[Stored data]
§
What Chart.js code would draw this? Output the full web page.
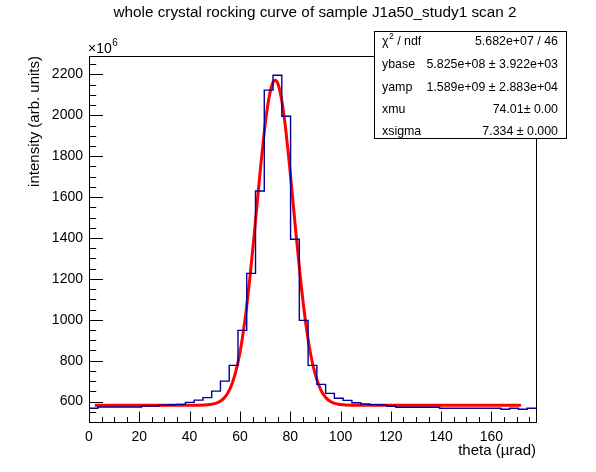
<!DOCTYPE html>
<html><head><meta charset="utf-8">
<script src="https://cdn.jsdelivr.net/npm/chart.js@4/dist/chart.umd.min.js"></script>
<style>html,body{margin:0;padding:0;background:#fff;overflow:hidden}#wrap{width:596px;height:472px;position:relative}</style>
</head><body><div id="wrap"><canvas id="c" width="596" height="472"></canvas></div>
<script>
const titleText = "whole crystal rocking curve of sample J1a50_study1 scan 2";
const xTitle = "theta (\u00b5rad)";
const yTitle = "intensity (arb. units)";
const yExponent = "6";

// histogram bin contents (units of 1e6), 51 bins starting at theta = 0
const binValues = [567, 573, 573, 573, 573, 573, 578, 578, 582, 584, 586, 596, 607, 619, 651, 700, 777, 948, 1227, 1630,
  2123, 2196, 1995, 1394, 997, 777, 684, 640, 616, 606, 594, 588, 585, 583, 577, 572, 572, 572, 572, 572,
  567, 567, 567, 567, 567, 567, 567, 562, 567, 562, 567];
const binStart = 0;
const binWidth = 3.484;

// fitted curve
const fitX = [2.3, 40, 46, 50, 52, 54, 56, 58, 60, 62, 64, 66, 68, 70, 71, 72, 73, 74, 75, 76, 77, 78, 80, 82, 84, 86, 88, 90, 92, 94, 96, 98, 102, 108, 171.7];
const fitY = [582.5, 582.5, 583.6, 590, 600, 621, 661, 730, 839, 999, 1210, 1459, 1720, 1952, 2044, 2113, 2157, 2171, 2157, 2113, 2044, 1952, 1720, 1459, 1210, 999, 839, 730, 661, 621, 600, 590, 583.6, 582.5, 582.5];

const xTicks = [0, 20, 40, 60, 80, 100, 120, 140, 160];
const yTicks = [600, 800, 1000, 1200, 1400, 1600, 1800, 2000, 2200];
const xMin = 0, xMax = 177.7, xMinorStep = 5;
const yMin = 500, yMax = 2290, yMinorStep = 50;

const statsLabels = ["chi2", "ybase", "yamp", "xmu", "xsigma"];
const statsValues = ["5.682e+07 / 46", "5.825e+08 \u00b1 3.922e+03", "1.589e+09 \u00b1 2.883e+04", "74.01\u00b1 0.00", "7.334 \u00b1 0.000"];

const FONT = '"Liberation Sans", Arial, Helvetica, sans-serif';

const histPoints = binValues.map((v, i) => ({x: binStart + i * binWidth, y: v}));
histPoints.push({x: binStart + binValues.length * binWidth, y: binValues[binValues.length - 1]});
const fitPoints = fitX.map((x, i) => ({x: x, y: fitY[i]}));

const rootPlugin = {
  id: 'rootStyle',
  afterDraw(chart) {
    const ctx = chart.ctx, a = chart.chartArea;
    const xs = chart.scales.x, ys = chart.scales.y;
    ctx.save();
    ctx.strokeStyle = '#000'; ctx.lineWidth = 1;
    const L = Math.round(a.left) + 0.5, R = Math.round(a.right) + 0.5, T = Math.round(a.top) + 0.5, B = Math.round(a.bottom) + 0.5;
    ctx.strokeRect(L, T, R - L, B - T);
    ctx.beginPath();
    for (let v = xMin; v <= xs.max + 1e-6; v += xMinorStep) {
      const px = Math.round(xs.getPixelForValue(v)) + 0.5;
      const major = v % 20 === 0;
      const len = major ? 11 : 5.5;
      ctx.moveTo(px, B); ctx.lineTo(px, B - len);
    }
    for (let v = Math.ceil(ys.min / yMinorStep) * yMinorStep; v <= ys.max + 1e-6; v += yMinorStep) {
      const py = Math.round(ys.getPixelForValue(v)) + 0.5;
      const major = v % 200 === 0;
      const len = major ? 13.5 : 6.7;
      ctx.moveTo(L, py); ctx.lineTo(L + len, py);
    }
    ctx.stroke();

    ctx.fillStyle = '#000';
    // title
    ctx.font = '15.3px ' + FONT;
    ctx.textAlign = 'center'; ctx.textBaseline = 'middle';
    ctx.fillText(titleText, 315, 13);
    // x title
    ctx.font = '15px ' + FONT;
    ctx.textAlign = 'right'; ctx.textBaseline = 'middle';
    ctx.fillText(xTitle, 536, 451);
    // y title
    ctx.save();
    ctx.translate(35, 56);
    ctx.rotate(-Math.PI / 2);
    ctx.textAlign = 'right'; ctx.textBaseline = 'middle';
    ctx.fillText(yTitle, 0, 0);
    ctx.restore();
    // exponent
    ctx.font = '14px ' + FONT;
    ctx.textAlign = 'left'; ctx.textBaseline = 'alphabetic';
    ctx.fillText('\u00d710', 88, 53);
    const w10 = ctx.measureText('\u00d710').width;
    ctx.font = '10px ' + FONT;
    ctx.fillText(yExponent, 88 + w10 + 0.5, 46);

    // stats box
    const bx = 374.5, by = 31.5, bw = 192, bh = 107;
    ctx.fillStyle = '#fff';
    ctx.fillRect(bx, by, bw, bh);
    ctx.strokeRect(bx, by, bw, bh);
    ctx.fillStyle = '#000';
    const rowY = [42, 65, 87.5, 110, 132];
    ctx.textBaseline = 'middle';
    statsLabels.forEach((lab, i) => {
      ctx.font = '12.4px ' + FONT;
      ctx.textAlign = 'left';
      if (lab === 'chi2') {
        ctx.fillText('\u03c7', 382, rowY[i]);
        const wc = ctx.measureText('\u03c7').width;
        ctx.font = '8.5px ' + FONT;
        ctx.fillText('2', 382 + wc + 0.5, rowY[i] - 5);
        const w2 = ctx.measureText('2').width;
        ctx.font = '12.4px ' + FONT;
        ctx.fillText(' / ndf', 382 + wc + 0.5 + w2, rowY[i]);
      } else {
        ctx.fillText(lab, 382, rowY[i]);
      }
      ctx.textAlign = 'right';
      ctx.fillText(statsValues[i], 558, rowY[i]);
    });
    ctx.restore();
  }
};

new Chart(document.getElementById('c'), {
  type: 'line',
  data: {
    datasets: [
      {data: histPoints, stepped: 'before', borderColor: '#000099', borderWidth: 1.4, pointRadius: 0, fill: false},
      {data: fitPoints, borderColor: '#ff0000', borderWidth: 3, pointRadius: 0, fill: false, cubicInterpolationMode: 'monotone'}
    ]
  },
  options: {
    responsive: false, animation: false, devicePixelRatio: 1,
    layout: {padding: {top: 56, right: 60, left: 0, bottom: 0}},
    plugins: {legend: {display: false}, tooltip: {enabled: false}, title: {display: false}},
    scales: {
      x: {
        type: 'linear', min: xMin, max: xMax,
        afterBuildTicks: s => { s.ticks = xTicks.map(v => ({value: v})); },
        afterFit: s => { s.height = 50; },
        grid: {display: false, drawTicks: false},
        border: {display: false},
        ticks: {padding: 7, color: '#000', font: {family: FONT, size: 14}, maxRotation: 0, autoSkip: false, callback: v => String(v)}
      },
      y: {
        type: 'linear', min: yMin, max: yMax,
        afterBuildTicks: s => { s.ticks = yTicks.map(v => ({value: v})); },
        afterFit: s => { s.width = 89; },
        grid: {display: false, drawTicks: false},
        border: {display: false},
        ticks: {padding: 6, color: '#000', font: {family: FONT, size: 14}, autoSkip: false, callback: v => String(v)}
      }
    }
  },
  plugins: [rootPlugin]
});
</script>
</body></html>
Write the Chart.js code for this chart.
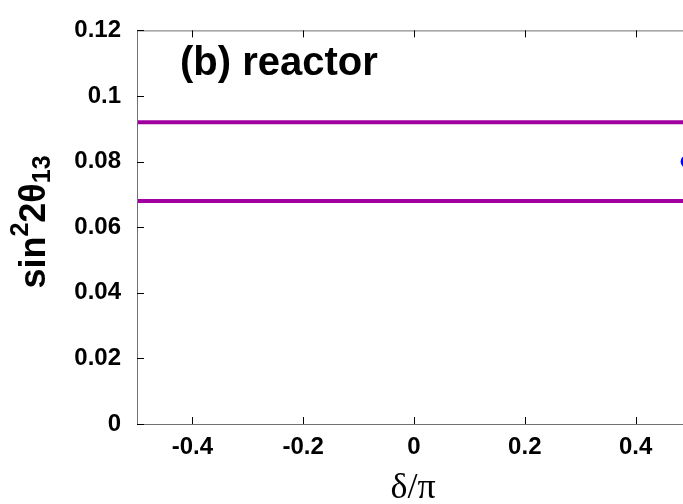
<!DOCTYPE html>
<html>
<head>
<meta charset="utf-8">
<script src="https://cdn.jsdelivr.net/npm/chart.js@4.4.1/dist/chart.umd.min.js"></script>
<style>
  html, body { margin: 0; padding: 0; background: #fff; overflow: hidden; }
  #wrap { width: 700px; height: 504px; }
</style>
</head>
<body>
<div id="wrap"><canvas id="thetaChart"></canvas></div>
<script>
// delta/pi range covered by the reactor band
const deltaRange = [-0.5, 0.5];
// reactor bounds on sin^2 2theta13
const upperBound = [0.092, 0.092];
const lowerBound = [0.068, 0.068];
// central point
const centralDelta = [0.493];
const centralValue = [0.08];

const xTicks = [-0.4, -0.2, 0, 0.2, 0.4];
const xTickLabels = ['-0.4', '-0.2', '0', '0.2', '0.4'];
const yTicks = [0, 0.02, 0.04, 0.06, 0.08, 0.1, 0.12];
const yTickLabels = ['0', '0.02', '0.04', '0.06', '0.08', '0.1', '0.12'];

const SANS = '"Liberation Sans", Arial, Helvetica, sans-serif';
const SERIF = '"Liberation Serif", "Times New Roman", serif';
const PURPLE = '#a000a0';

function toPoints(xs, ys) {
  return xs.map((v, i) => ({ x: v, y: ys[i] }));
}

// text made of pieces with their own size and baseline shift
function drawPieces(ctx, pieces, cx, baseY) {
  let total = 0;
  pieces.forEach((p) => {
    ctx.font = 'bold ' + p.size + 'px ' + SANS;
    p.w = ctx.measureText(p.t).width;
    total += p.w;
  });
  let x = cx - total / 2;
  ctx.textBaseline = 'alphabetic';
  ctx.textAlign = 'left';
  pieces.forEach((p) => {
    ctx.font = 'bold ' + p.size + 'px ' + SANS;
    ctx.fillText(p.t, x, baseY + p.dy);
    x += p.w;
  });
}

const decorations = {
  id: 'decorations',
  afterDatasetsDraw(chart) {
    const { ctx, chartArea: a, scales: { x, y } } = chart;
    ctx.save();

    // frame
    ctx.strokeStyle = '#707070';
    ctx.lineWidth = 1;
    ctx.strokeRect(a.left + 0.5, a.top + 0.5, a.right - a.left, a.bottom - a.top);

    // inward tick marks
    ctx.strokeStyle = '#000';
    ctx.beginPath();
    xTicks.forEach((v) => {
      const px = Math.round(x.getPixelForValue(v)) + 0.5;
      ctx.moveTo(px, a.bottom); ctx.lineTo(px, a.bottom - 7);
      ctx.moveTo(px, a.top); ctx.lineTo(px, a.top + 7);
    });
    yTicks.forEach((v) => {
      const py = Math.round(y.getPixelForValue(v)) + 0.5;
      ctx.moveTo(a.left, py); ctx.lineTo(a.left + 7, py);
      ctx.moveTo(a.right, py); ctx.lineTo(a.right - 7, py);
    });
    ctx.stroke();

    ctx.fillStyle = '#000';

    // panel label
    ctx.font = 'bold 40px ' + SANS;
    ctx.textAlign = 'left';
    ctx.textBaseline = 'alphabetic';
    ctx.fillText('(b) reactor', 180, 75);

    // x axis title
    ctx.font = '36px ' + SERIF;
    ctx.textAlign = 'center';
    ctx.fillText('δ/π', 413, 498);

    // y axis title, rotated
    ctx.save();
    ctx.translate(45, 222);
    ctx.rotate(-Math.PI / 2);
    drawPieces(ctx, [
      { t: 'sin', size: 36, dy: 0 },
      { t: '2', size: 25, dy: -17 },
      { t: '2θ', size: 36, dy: 0 },
      { t: '13', size: 25, dy: 5 },
    ], 0, 0);
    ctx.restore();

    ctx.restore();
  },
};

new Chart(document.getElementById('thetaChart'), {
  type: 'line',
  data: {
    datasets: [
      {
        label: 'upper',
        data: toPoints(deltaRange, upperBound),
        borderColor: PURPLE,
        borderWidth: 4,
        pointRadius: 0,
        fill: false,
      },
      {
        label: 'lower',
        data: toPoints(deltaRange, lowerBound),
        borderColor: PURPLE,
        borderWidth: 4,
        pointRadius: 0,
        fill: false,
      },
      {
        type: 'scatter',
        label: 'central',
        data: toPoints(centralDelta, centralValue),
        backgroundColor: '#0000ff',
        borderColor: '#0000ff',
        pointRadius: 6.5,
        pointBorderWidth: 0,
      },
    ],
  },
  options: {
    responsive: true,
    maintainAspectRatio: false,
    animation: false,
    layout: { padding: { top: 22, right: 9, left: 0, bottom: 0 } },
    plugins: { legend: { display: false }, tooltip: { enabled: false } },
    scales: {
      x: {
        type: 'linear',
        min: deltaRange[0],
        max: deltaRange[1],
        grid: { display: false, drawTicks: false },
        border: { display: false },
        afterBuildTicks: (s) => { s.ticks = xTicks.map((v) => ({ value: v })); },
        afterFit: (s) => { s.height = 80; },
        ticks: {
          autoSkip: false,
          maxRotation: 0,
          padding: 9,
          color: '#000',
          font: { family: SANS, size: 24, weight: 'bold' },
          callback: (v) => xTickLabels[xTicks.indexOf(v)],
        },
      },
      y: {
        type: 'linear',
        min: 0,
        max: 0.12,
        grid: { display: false, drawTicks: false },
        border: { display: false },
        afterBuildTicks: (s) => { s.ticks = yTicks.map((v) => ({ value: v })); },
        afterFit: (s) => { s.width = 137; },
        ticks: {
          autoSkip: false,
          padding: 16,
          color: '#000',
          font: { family: SANS, size: 24, weight: 'bold' },
          callback: (v) => yTickLabels[yTicks.indexOf(v)],
        },
      },
    },
  },
  plugins: [decorations],
});
</script>
</body>
</html>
§
[WORK TO BE COMPLETED] Only the lines from the one with "Write the Chart.js code for this chart." through the one with "ctx.strokeRect(a.left + 0.5, a.top", both included, go in the copy, exactly as written. Leave the pictures behind.

[OUTPUT OF THE TASK]
Write the Chart.js code for this chart.
<!DOCTYPE html>
<html>
<head>
<meta charset="utf-8">
<script src="https://cdn.jsdelivr.net/npm/chart.js@4.4.1/dist/chart.umd.min.js"></script>
<style>
  html, body { margin: 0; padding: 0; background: #fff; overflow: hidden; }
  #wrap { width: 700px; height: 504px; }
</style>
</head>
<body>
<div id="wrap"><canvas id="thetaChart"></canvas></div>
<script>
// delta/pi range covered by the reactor band
const deltaRange = [-0.5, 0.5];
// reactor bounds on sin^2 2theta13
const upperBound = [0.092, 0.092];
const lowerBound = [0.068, 0.068];
// central point
const centralDelta = [0.493];
const centralValue = [0.08];

const xTicks = [-0.4, -0.2, 0, 0.2, 0.4];
const xTickLabels = ['-0.4', '-0.2', '0', '0.2', '0.4'];
const yTicks = [0, 0.02, 0.04, 0.06, 0.08, 0.1, 0.12];
const yTickLabels = ['0', '0.02', '0.04', '0.06', '0.08', '0.1', '0.12'];

const SANS = '"Liberation Sans", Arial, Helvetica, sans-serif';
const SERIF = '"Liberation Serif", "Times New Roman", serif';
const PURPLE = '#a000a0';

function toPoints(xs, ys) {
  return xs.map((v, i) => ({ x: v, y: ys[i] }));
}

// text made of pieces with their own size and baseline shift
function drawPieces(ctx, pieces, cx, baseY) {
  let total = 0;
  pieces.forEach((p) => {
    ctx.font = 'bold ' + p.size + 'px ' + SANS;
    p.w = ctx.measureText(p.t).width;
    total += p.w;
  });
  let x = cx - total / 2;
  ctx.textBaseline = 'alphabetic';
  ctx.textAlign = 'left';
  pieces.forEach((p) => {
    ctx.font = 'bold ' + p.size + 'px ' + SANS;
    ctx.fillText(p.t, x, baseY + p.dy);
    x += p.w;
  });
}

const decorations = {
  id: 'decorations',
  afterDatasetsDraw(chart) {
    const { ctx, chartArea: a, scales: { x, y } } = chart;
    ctx.save();

    // frame
    ctx.strokeStyle = '#707070';
    ctx.lineWidth = 1;
    ctx.strokeRect(a.left + 0.5, a.top + 0.5, a.right - a.left, a.bottom - a.top);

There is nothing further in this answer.